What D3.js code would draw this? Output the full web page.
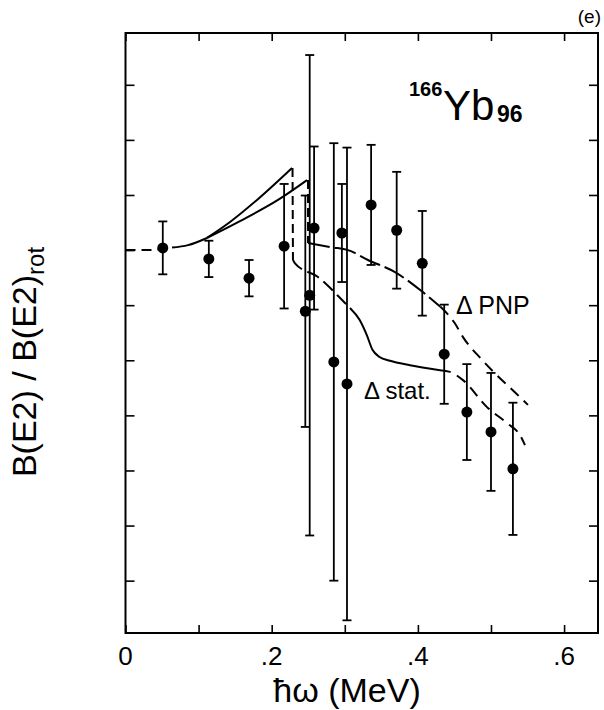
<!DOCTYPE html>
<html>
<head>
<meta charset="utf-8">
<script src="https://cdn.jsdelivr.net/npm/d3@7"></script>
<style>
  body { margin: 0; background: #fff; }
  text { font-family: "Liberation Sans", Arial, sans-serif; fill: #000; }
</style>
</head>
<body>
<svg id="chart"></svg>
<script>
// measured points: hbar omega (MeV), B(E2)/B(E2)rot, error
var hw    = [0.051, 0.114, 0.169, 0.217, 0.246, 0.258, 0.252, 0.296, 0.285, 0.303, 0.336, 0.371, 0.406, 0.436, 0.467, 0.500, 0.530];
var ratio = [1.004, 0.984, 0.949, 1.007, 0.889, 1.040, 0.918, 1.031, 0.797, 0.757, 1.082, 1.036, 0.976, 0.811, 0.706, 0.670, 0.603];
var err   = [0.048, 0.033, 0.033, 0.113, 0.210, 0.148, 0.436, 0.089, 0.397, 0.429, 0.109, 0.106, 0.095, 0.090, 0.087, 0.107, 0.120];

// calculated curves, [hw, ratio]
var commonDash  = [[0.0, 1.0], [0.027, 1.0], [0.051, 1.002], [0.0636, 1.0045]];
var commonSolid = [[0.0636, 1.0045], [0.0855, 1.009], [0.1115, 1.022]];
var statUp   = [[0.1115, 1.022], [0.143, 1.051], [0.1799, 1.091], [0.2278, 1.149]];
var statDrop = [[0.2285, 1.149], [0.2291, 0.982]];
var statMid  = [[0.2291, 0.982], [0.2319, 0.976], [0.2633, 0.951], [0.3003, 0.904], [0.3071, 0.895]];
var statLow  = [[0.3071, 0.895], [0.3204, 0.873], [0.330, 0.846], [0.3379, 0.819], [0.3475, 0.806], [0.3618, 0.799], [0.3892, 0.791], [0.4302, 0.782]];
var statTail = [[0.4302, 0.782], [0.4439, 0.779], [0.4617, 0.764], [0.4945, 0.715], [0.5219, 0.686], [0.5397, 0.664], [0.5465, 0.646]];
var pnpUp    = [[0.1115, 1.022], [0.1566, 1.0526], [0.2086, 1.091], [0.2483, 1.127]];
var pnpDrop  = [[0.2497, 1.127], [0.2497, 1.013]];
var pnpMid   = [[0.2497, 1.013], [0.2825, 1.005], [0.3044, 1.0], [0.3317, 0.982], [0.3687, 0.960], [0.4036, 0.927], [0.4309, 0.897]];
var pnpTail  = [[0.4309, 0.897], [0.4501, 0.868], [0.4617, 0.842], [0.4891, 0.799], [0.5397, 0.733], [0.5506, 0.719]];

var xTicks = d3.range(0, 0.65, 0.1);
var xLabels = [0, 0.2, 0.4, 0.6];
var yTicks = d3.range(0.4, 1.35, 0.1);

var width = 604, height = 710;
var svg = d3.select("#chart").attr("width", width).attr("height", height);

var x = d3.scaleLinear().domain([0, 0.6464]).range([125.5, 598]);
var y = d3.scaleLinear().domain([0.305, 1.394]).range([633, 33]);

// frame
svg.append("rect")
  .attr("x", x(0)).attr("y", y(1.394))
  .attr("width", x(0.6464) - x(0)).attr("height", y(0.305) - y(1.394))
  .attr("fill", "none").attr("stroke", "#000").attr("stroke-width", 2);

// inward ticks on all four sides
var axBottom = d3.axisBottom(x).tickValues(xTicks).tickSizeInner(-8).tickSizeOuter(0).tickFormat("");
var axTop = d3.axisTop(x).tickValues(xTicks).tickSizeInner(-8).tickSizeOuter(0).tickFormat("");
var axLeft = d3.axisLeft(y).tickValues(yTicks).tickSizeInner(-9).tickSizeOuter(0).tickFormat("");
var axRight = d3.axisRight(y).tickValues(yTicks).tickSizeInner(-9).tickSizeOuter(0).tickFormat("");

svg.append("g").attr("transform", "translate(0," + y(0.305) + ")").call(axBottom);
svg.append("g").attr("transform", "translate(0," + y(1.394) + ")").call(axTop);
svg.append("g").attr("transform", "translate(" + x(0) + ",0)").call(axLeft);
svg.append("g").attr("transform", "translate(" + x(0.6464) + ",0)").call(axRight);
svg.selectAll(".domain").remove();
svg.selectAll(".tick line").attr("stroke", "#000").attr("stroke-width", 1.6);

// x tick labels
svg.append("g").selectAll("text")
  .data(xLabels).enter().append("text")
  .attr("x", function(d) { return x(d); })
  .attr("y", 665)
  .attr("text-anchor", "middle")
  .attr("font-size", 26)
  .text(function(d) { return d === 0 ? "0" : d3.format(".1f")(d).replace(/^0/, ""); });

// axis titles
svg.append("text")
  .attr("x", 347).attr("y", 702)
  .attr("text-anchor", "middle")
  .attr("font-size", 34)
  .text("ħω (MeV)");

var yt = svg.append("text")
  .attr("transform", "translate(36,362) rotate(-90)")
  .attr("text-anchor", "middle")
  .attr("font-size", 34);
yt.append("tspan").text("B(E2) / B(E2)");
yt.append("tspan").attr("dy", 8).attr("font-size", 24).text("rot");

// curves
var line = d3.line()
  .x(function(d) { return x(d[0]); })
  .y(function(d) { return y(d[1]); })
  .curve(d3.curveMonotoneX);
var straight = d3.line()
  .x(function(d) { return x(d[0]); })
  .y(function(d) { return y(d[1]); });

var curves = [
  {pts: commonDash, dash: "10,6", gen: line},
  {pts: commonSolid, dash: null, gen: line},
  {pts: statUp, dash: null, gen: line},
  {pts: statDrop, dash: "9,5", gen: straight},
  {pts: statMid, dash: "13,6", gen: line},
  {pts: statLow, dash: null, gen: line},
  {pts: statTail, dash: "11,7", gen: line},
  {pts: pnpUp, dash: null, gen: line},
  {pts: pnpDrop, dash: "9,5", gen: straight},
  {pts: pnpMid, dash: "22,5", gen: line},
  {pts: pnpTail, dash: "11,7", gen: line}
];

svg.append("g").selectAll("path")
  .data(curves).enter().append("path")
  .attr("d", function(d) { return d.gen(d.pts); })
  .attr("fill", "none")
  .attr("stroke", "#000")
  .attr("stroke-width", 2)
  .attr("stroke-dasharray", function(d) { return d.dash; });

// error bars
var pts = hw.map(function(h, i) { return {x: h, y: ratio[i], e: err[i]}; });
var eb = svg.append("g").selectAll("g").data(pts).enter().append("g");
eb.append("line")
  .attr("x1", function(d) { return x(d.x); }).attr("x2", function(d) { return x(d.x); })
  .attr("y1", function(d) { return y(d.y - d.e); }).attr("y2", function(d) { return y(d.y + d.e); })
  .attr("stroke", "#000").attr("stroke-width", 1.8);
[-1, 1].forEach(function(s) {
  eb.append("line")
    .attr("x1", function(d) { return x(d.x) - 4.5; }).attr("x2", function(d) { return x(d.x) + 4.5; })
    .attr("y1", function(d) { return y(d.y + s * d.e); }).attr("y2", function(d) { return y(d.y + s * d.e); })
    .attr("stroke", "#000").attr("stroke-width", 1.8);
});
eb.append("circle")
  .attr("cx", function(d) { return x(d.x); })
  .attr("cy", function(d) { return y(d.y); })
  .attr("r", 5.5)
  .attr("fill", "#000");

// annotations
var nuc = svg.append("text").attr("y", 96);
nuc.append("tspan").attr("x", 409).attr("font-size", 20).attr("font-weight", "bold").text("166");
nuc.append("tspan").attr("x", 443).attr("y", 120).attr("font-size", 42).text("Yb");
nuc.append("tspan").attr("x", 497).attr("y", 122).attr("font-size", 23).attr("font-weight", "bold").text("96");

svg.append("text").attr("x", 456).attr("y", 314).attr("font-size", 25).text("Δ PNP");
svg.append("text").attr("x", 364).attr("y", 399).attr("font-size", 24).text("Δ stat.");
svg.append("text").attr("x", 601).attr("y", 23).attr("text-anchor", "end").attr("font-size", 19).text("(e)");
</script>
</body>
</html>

» Objective: Leave out any pictures, please, and quote only the lines from the top of the data through the line that contains "0.087, 0.107, 0.120];".

» Completed exercise:
What D3.js code would draw this? Output the full web page.
<!DOCTYPE html>
<html>
<head>
<meta charset="utf-8">
<script src="https://cdn.jsdelivr.net/npm/d3@7"></script>
<style>
  body { margin: 0; background: #fff; }
  text { font-family: "Liberation Sans", Arial, sans-serif; fill: #000; }
</style>
</head>
<body>
<svg id="chart"></svg>
<script>
// measured points: hbar omega (MeV), B(E2)/B(E2)rot, error
var hw    = [0.051, 0.114, 0.169, 0.217, 0.246, 0.258, 0.252, 0.296, 0.285, 0.303, 0.336, 0.371, 0.406, 0.436, 0.467, 0.500, 0.530];
var ratio = [1.004, 0.984, 0.949, 1.007, 0.889, 1.040, 0.918, 1.031, 0.797, 0.757, 1.082, 1.036, 0.976, 0.811, 0.706, 0.670, 0.603];
var err   = [0.048, 0.033, 0.033, 0.113, 0.210, 0.148, 0.436, 0.089, 0.397, 0.429, 0.109, 0.106, 0.095, 0.090, 0.087, 0.107, 0.120];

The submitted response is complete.